Many children in Hong Kong have their daily diaries packed with home tutoring in the parents’ hope that they will achieve more.
I’ve been visiting Hong Kong for over eight years interviewing and observing students, and the pressure that many of them are put under is counter-productive. One child I spoke to put it very clearly when he said he was so busy doing homework he didn’t have time to learn anything. Intensive rote learning may achieve impressive results on paper, but research has shown that using this method of learning will result in 50 percent decay in the first week alone – after just seven days, most pupils will only remember half of the information.

Fun is one of the basic human needs and we need more of it when we are young. Denying children and young adults some downtime is completely counter-productive.

You believe that homework can cause deterioration in learning and motivation. Children, especially visual learners, have to work incredibly hard during school hours. When they get home they need the downtime to process what they have taken in during the day. They also really need to be doing physical exercise, which works the other half of their brain. If children don’t work both sides then the information from school won’t be transmitted. The other reason I am anti-homework is that it can cause a motivation issue; if children begin to dislike learning then you have a problem.

What about reading?
Up until the age of eight or nine, if a parent is reading to a child then that is enough. It makes reading a pleasure rather than a chore and helps them understand the rhythm of language. Children shouldn’t be pressured to learn to read at a young age; research has shown that children who learn to read later actually read more in later life.

You suggest that children be allowed at least one hour of TV or computer time after school. Why is this so important for children today?
In our parents’ generation, left-handed children had their hand tied behind their back to pressure them to use their right hand. This is exactly what we are doing to visual learners almost all day at school when they have to learn by listening. As a result of this pressure, most children need downtime and time to process what they have learnt during the day. As parents we also have to realise that many of our children will be alive to see the 22nd century, so we need to let them learn how to use computers and technology.

Hong Kong is a very pressured society with very competitive parents. Does this concern you?
Yes, it does. There are a lot people in Hong Kong who base their self-esteem on achievement; they have to keep achieving to feel good about themselves. Sadly many bring their children into this scenario and see themselves as not worthy unless their children are outdoing everyone else. You can keep living that way, but sadly there will come a time when you will question if that is all there really is in life! Parents like this must realise that they can’t treat their children as another self-improvement project. They have to get to know their child and find out who they are and what they want to be. They are not here to fulfil their parents’ ambitions; they are their own unique person. Allow them to flourish and find their passion by allowing them to experiment with activities that interest them.

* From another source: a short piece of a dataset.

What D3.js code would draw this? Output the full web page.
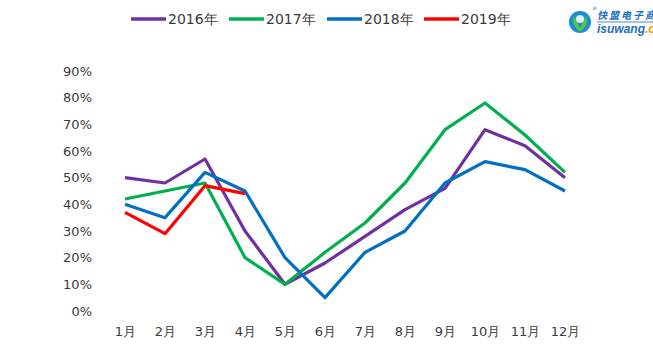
<!DOCTYPE html>
<html><head><meta charset="utf-8">
<script src="https://cdn.jsdelivr.net/npm/d3@7"></script>
<style>
body{margin:0;background:#fff;}
svg{display:block;font-family:"DejaVu Sans",Verdana,sans-serif;}
</style></head>
<body><svg id="c" width="653" height="356"></svg>
<script>
const months = ["1月","2月","3月","4月","5月","6月","7月","8月","9月","10月","11月","12月"];
const yTicks = [0,0.1,0.2,0.3,0.4,0.5,0.6,0.7,0.8,0.9];
const seriesNames = ["2016年","2017年","2018年","2019年"];
const seriesColors = ["#7030A0","#00B050","#0070C0","#FF0000"];
const v2016 = [0.50,0.48,0.57,0.30,0.10,0.18,0.28,0.38,0.46,0.68,0.62,0.50];
const v2017 = [0.42,0.45,0.48,0.20,0.10,0.22,0.33,0.48,0.68,0.78,0.66,0.52];
const v2018 = [0.40,0.35,0.52,0.45,0.20,0.05,0.22,0.30,0.48,0.56,0.53,0.45];
const v2019 = [0.37,0.29,0.47,0.44];
const seriesValues = [v2016,v2017,v2018,v2019];

const svg = d3.select("#c");
const x = d3.scalePoint().domain(months).range([125,565]);
const y = d3.scaleLinear().domain([0,0.9]).range([311,71]);

// y axis labels
const yAxis = d3.axisLeft(y).tickValues(yTicks).tickFormat(d3.format(".0%")).tickSize(0).tickPadding(0);
const gy = svg.append("g").attr("transform","translate(92,0)").call(yAxis);
gy.select(".domain").remove();
gy.selectAll("text").attr("font-size",13).attr("fill","#3a3a3a").attr("font-family","DejaVu Sans, sans-serif");

// x axis labels
const xAxis = d3.axisBottom(x).tickSize(0).tickPadding(0);
const gx = svg.append("g").attr("transform","translate(0,327)").call(xAxis);
gx.select(".domain").remove();
gx.selectAll("text").attr("font-size",13).attr("fill","#3a3a3a").attr("font-family","DejaVu Sans, sans-serif");

// lines
const line = d3.line().x((d,i)=>x(months[i])).y(d=>y(d));
seriesValues.forEach((vals,k)=>{
  svg.append("path").datum(vals).attr("d",line)
    .attr("fill","none").attr("stroke",seriesColors[k]).attr("stroke-width",3.2)
    .attr("stroke-linejoin","round");
});

// legend
const legX = [131,229,327,424];
const leg = svg.append("g");
seriesNames.forEach((n,k)=>{
  const g = leg.append("g").attr("transform",`translate(${legX[k]},19)`);
  g.append("line").attr("x1",0).attr("x2",35).attr("y1",0).attr("y2",0)
    .attr("stroke",seriesColors[k]).attr("stroke-width",3.5);
  g.append("text").attr("x",37).attr("y",5).attr("font-size",14).attr("fill","#3a3a3a").text(n);
});

// logo
const logo = svg.append("g").attr("transform","translate(580,22)");
logo.append("circle").attr("r",11).attr("fill","#1a8fd8");
logo.append("path").attr("d","M-6,-6 C-9,2 -3,8 0,9 C3,8 9,2 6,-6 C3,-1 2,3 0,6 C-2,3 -3,-1 -6,-6Z").attr("fill","#5cc63a");
logo.append("circle").attr("cx",0).attr("cy",-3).attr("r",4).attr("fill","#ffffff").attr("opacity",0.85);
svg.append("text").attr("x",592).attr("y",10).attr("font-size",5).attr("fill","#1a6fc0").text("®");
svg.append("text").attr("x",597).attr("y",19).attr("font-size",10).attr("font-weight","bold").attr("font-style","italic")
  .attr("fill","#1a6fc0").attr("font-family","Noto Sans CJK SC, sans-serif").attr("letter-spacing",2).text("快盟电子商");
svg.append("line").attr("x1",597).attr("x2",653).attr("y1",22).attr("y2",22).attr("stroke","#1a6fc0").attr("stroke-width",0.8);
const t2 = svg.append("text").attr("x",597).attr("y",33).attr("font-size",12).attr("font-weight","bold").attr("font-style","italic")
  .attr("font-family","Liberation Sans, Arial, sans-serif");
t2.append("tspan").attr("fill","#1a6fc0").text("isuwang");
t2.append("tspan").attr("fill","#f39800").text(".co");
</script></body></html>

What is the most important rule Hong Kong-based parents should follow to ensure they nurture their children and help build their self-esteem in this high-pressured environment?
The single most important thing is not to praise your children. This may sound harsh, but by that I mean change your language. Make them realise that you are proud for them not proud of them. By acknowledging an achievement rather than praising it, you are telling them about you and your values; you are not labelling them as a good person for pleasing you. Don’t judge, just celebrate!